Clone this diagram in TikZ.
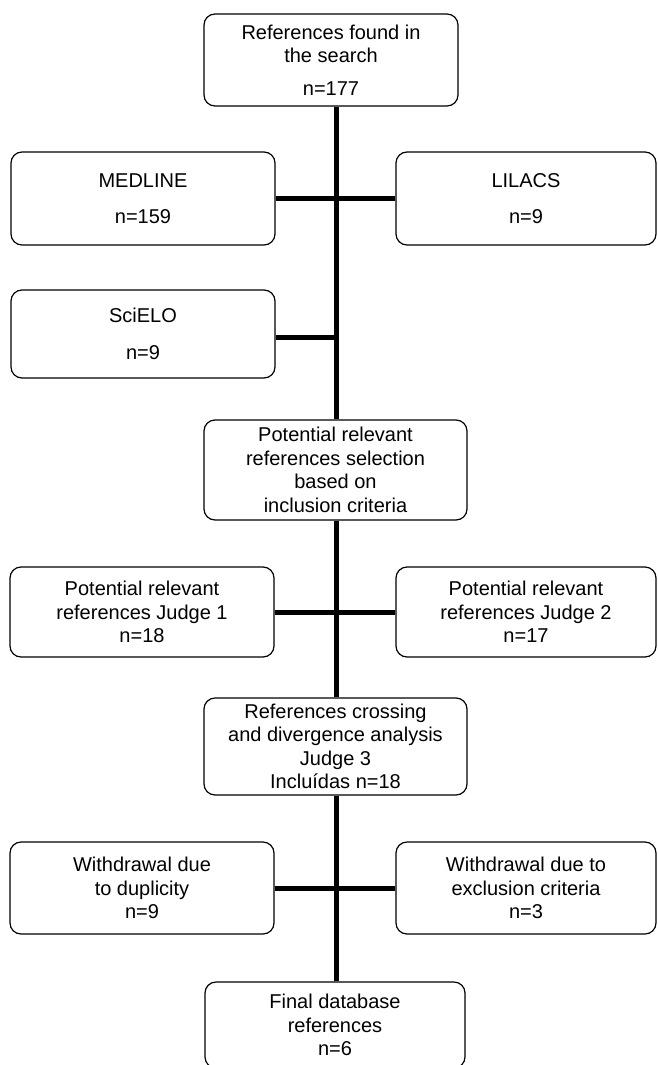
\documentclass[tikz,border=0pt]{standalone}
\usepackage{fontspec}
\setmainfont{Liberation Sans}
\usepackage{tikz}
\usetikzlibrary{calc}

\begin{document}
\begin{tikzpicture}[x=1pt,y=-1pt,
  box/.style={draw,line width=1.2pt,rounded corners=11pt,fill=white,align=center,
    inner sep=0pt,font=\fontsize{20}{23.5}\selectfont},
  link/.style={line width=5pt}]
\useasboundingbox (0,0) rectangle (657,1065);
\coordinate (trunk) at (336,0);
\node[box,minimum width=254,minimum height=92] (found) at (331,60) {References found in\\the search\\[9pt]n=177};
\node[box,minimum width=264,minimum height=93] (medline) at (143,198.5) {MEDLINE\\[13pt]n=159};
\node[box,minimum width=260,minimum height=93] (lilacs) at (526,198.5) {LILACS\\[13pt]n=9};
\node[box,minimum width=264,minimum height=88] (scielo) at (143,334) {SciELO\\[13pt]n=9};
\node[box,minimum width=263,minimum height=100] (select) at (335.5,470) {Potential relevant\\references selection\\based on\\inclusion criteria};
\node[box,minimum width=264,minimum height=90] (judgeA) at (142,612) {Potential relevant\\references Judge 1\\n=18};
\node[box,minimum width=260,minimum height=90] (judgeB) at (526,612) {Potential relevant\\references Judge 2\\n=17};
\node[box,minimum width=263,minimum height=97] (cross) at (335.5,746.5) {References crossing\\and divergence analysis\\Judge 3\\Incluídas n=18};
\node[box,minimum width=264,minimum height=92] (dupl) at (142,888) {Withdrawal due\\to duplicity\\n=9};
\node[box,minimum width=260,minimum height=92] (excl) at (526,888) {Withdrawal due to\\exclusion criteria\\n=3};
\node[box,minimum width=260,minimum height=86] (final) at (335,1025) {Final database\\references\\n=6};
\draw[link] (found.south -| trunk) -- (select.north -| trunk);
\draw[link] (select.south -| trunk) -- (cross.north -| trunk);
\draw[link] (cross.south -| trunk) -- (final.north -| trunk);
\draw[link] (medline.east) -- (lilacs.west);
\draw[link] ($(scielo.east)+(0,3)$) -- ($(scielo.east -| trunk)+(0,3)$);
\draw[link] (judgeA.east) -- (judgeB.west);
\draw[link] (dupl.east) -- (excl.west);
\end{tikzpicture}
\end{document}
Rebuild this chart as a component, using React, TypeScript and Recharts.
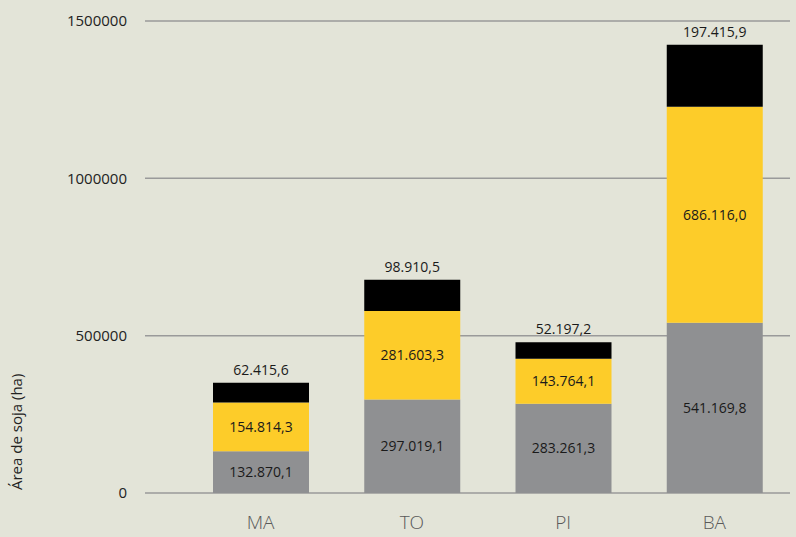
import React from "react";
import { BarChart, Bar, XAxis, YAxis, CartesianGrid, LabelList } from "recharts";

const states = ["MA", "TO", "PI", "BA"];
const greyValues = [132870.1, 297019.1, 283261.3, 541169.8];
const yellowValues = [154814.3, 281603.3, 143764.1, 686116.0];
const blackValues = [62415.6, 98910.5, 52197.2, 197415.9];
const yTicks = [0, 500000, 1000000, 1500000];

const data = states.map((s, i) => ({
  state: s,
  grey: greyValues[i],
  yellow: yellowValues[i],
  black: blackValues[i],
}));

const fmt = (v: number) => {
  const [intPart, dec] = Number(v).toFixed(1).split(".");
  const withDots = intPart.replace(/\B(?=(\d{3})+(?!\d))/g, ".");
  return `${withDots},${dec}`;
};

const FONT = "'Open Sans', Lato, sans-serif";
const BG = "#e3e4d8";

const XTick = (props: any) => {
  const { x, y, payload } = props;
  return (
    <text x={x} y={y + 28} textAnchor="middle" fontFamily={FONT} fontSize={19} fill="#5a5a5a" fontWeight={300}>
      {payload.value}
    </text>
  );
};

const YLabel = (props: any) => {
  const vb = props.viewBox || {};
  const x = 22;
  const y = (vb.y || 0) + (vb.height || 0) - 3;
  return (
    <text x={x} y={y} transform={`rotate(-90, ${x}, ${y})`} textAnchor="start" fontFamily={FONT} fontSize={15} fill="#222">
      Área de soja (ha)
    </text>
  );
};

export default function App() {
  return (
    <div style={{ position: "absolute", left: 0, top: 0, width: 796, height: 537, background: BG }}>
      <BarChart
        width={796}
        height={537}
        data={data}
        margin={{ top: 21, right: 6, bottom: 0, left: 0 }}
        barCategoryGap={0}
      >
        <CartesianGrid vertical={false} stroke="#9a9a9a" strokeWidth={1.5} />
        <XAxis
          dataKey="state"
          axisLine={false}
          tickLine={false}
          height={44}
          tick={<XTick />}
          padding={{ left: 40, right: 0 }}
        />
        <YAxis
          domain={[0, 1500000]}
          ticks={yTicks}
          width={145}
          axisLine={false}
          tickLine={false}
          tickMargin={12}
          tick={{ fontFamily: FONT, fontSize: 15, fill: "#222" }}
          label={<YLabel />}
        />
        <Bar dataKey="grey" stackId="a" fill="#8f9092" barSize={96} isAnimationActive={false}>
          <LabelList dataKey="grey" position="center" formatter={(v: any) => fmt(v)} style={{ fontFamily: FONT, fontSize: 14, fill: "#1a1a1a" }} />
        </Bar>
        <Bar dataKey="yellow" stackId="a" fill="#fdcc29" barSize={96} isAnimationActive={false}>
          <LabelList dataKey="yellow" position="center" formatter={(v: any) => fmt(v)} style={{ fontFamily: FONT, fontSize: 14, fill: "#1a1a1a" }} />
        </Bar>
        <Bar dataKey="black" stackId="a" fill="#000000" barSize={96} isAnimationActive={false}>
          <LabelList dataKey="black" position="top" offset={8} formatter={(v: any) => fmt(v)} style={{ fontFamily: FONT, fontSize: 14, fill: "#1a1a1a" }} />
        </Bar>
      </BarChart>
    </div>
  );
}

———

> **GIVEN INSTRUCTION**: Without the pictures, restate all of the entries above verbatim.

> **EXPECTED ANSWER**:
Clone this diagram in TikZ.
\documentclass[tikz,border=0pt]{standalone}
\usepackage{fontspec}
\setmainfont{Liberation Sans}
\usepackage{tikz}
\usetikzlibrary{calc}

\begin{document}
\begin{tikzpicture}[x=1pt,y=-1pt,
  box/.style={draw,line width=1.2pt,rounded corners=11pt,fill=white,align=center,
    inner sep=0pt,font=\fontsize{20}{23.5}\selectfont},
  link/.style={line width=5pt}]
\useasboundingbox (0,0) rectangle (657,1065);
\coordinate (trunk) at (336,0);
\node[box,minimum width=254,minimum height=92] (found) at (331,60) {References found in\\the search\\[9pt]n=177};
\node[box,minimum width=264,minimum height=93] (medline) at (143,198.5) {MEDLINE\\[13pt]n=159};
\node[box,minimum width=260,minimum height=93] (lilacs) at (526,198.5) {LILACS\\[13pt]n=9};
\node[box,minimum width=264,minimum height=88] (scielo) at (143,334) {SciELO\\[13pt]n=9};
\node[box,minimum width=263,minimum height=100] (select) at (335.5,470) {Potential relevant\\references selection\\based on\\inclusion criteria};
\node[box,minimum width=264,minimum height=90] (judgeA) at (142,612) {Potential relevant\\references Judge 1\\n=18};
\node[box,minimum width=260,minimum height=90] (judgeB) at (526,612) {Potential relevant\\references Judge 2\\n=17};
\node[box,minimum width=263,minimum height=97] (cross) at (335.5,746.5) {References crossing\\and divergence analysis\\Judge 3\\Incluídas n=18};
\node[box,minimum width=264,minimum height=92] (dupl) at (142,888) {Withdrawal due\\to duplicity\\n=9};
\node[box,minimum width=260,minimum height=92] (excl) at (526,888) {Withdrawal due to\\exclusion criteria\\n=3};
\node[box,minimum width=260,minimum height=86] (final) at (335,1025) {Final database\\references\\n=6};
\draw[link] (found.south -| trunk) -- (select.north -| trunk);
\draw[link] (select.south -| trunk) -- (cross.north -| trunk);
\draw[link] (cross.south -| trunk) -- (final.north -| trunk);
\draw[link] (medline.east) -- (lilacs.west);
\draw[link] ($(scielo.east)+(0,3)$) -- ($(scielo.east -| trunk)+(0,3)$);
\draw[link] (judgeA.east) -- (judgeB.west);
\draw[link] (dupl.east) -- (excl.west);
\end{tikzpicture}
\end{document}
Rebuild this chart as a component, using React, TypeScript and Recharts.
import React from "react";
import { BarChart, Bar, XAxis, YAxis, CartesianGrid, LabelList } from "recharts";

const states = ["MA", "TO", "PI", "BA"];
const greyValues = [132870.1, 297019.1, 283261.3, 541169.8];
const yellowValues = [154814.3, 281603.3, 143764.1, 686116.0];
const blackValues = [62415.6, 98910.5, 52197.2, 197415.9];
const yTicks = [0, 500000, 1000000, 1500000];

const data = states.map((s, i) => ({
  state: s,
  grey: greyValues[i],
  yellow: yellowValues[i],
  black: blackValues[i],
}));

const fmt = (v: number) => {
  const [intPart, dec] = Number(v).toFixed(1).split(".");
  const withDots = intPart.replace(/\B(?=(\d{3})+(?!\d))/g, ".");
  return `${withDots},${dec}`;
};

const FONT = "'Open Sans', Lato, sans-serif";
const BG = "#e3e4d8";

const XTick = (props: any) => {
  const { x, y, payload } = props;
  return (
    <text x={x} y={y + 28} textAnchor="middle" fontFamily={FONT} fontSize={19} fill="#5a5a5a" fontWeight={300}>
      {payload.value}
    </text>
  );
};

const YLabel = (props: any) => {
  const vb = props.viewBox || {};
  const x = 22;
  const y = (vb.y || 0) + (vb.height || 0) - 3;
  return (
    <text x={x} y={y} transform={`rotate(-90, ${x}, ${y})`} textAnchor="start" fontFamily={FONT} fontSize={15} fill="#222">
      Área de soja (ha)
    </text>
  );
};

export default function App() {
  return (
    <div style={{ position: "absolute", left: 0, top: 0, width: 796, height: 537, background: BG }}>
      <BarChart
        width={796}
        height={537}
        data={data}
        margin={{ top: 21, right: 6, bottom: 0, left: 0 }}
        barCategoryGap={0}
      >
        <CartesianGrid vertical={false} stroke="#9a9a9a" strokeWidth={1.5} />
        <XAxis
          dataKey="state"
          axisLine={false}
          tickLine={false}
          height={44}
          tick={<XTick />}
          padding={{ left: 40, right: 0 }}
        />
        <YAxis
          domain={[0, 1500000]}
          ticks={yTicks}
          width={145}
          axisLine={false}
          tickLine={false}
          tickMargin={12}
          tick={{ fontFamily: FONT, fontSize: 15, fill: "#222" }}
          label={<YLabel />}
        />
        <Bar dataKey="grey" stackId="a" fill="#8f9092" barSize={96} isAnimationActive={false}>
          <LabelList dataKey="grey" position="center" formatter={(v: any) => fmt(v)} style={{ fontFamily: FONT, fontSize: 14, fill: "#1a1a1a" }} />
        </Bar>
        <Bar dataKey="yellow" stackId="a" fill="#fdcc29" barSize={96} isAnimationActive={false}>
          <LabelList dataKey="yellow" position="center" formatter={(v: any) => fmt(v)} style={{ fontFamily: FONT, fontSize: 14, fill: "#1a1a1a" }} />
        </Bar>
        <Bar dataKey="black" stackId="a" fill="#000000" barSize={96} isAnimationActive={false}>
          <LabelList dataKey="black" position="top" offset={8} formatter={(v: any) => fmt(v)} style={{ fontFamily: FONT, fontSize: 14, fill: "#1a1a1a" }} />
        </Bar>
      </BarChart>
    </div>
  );
}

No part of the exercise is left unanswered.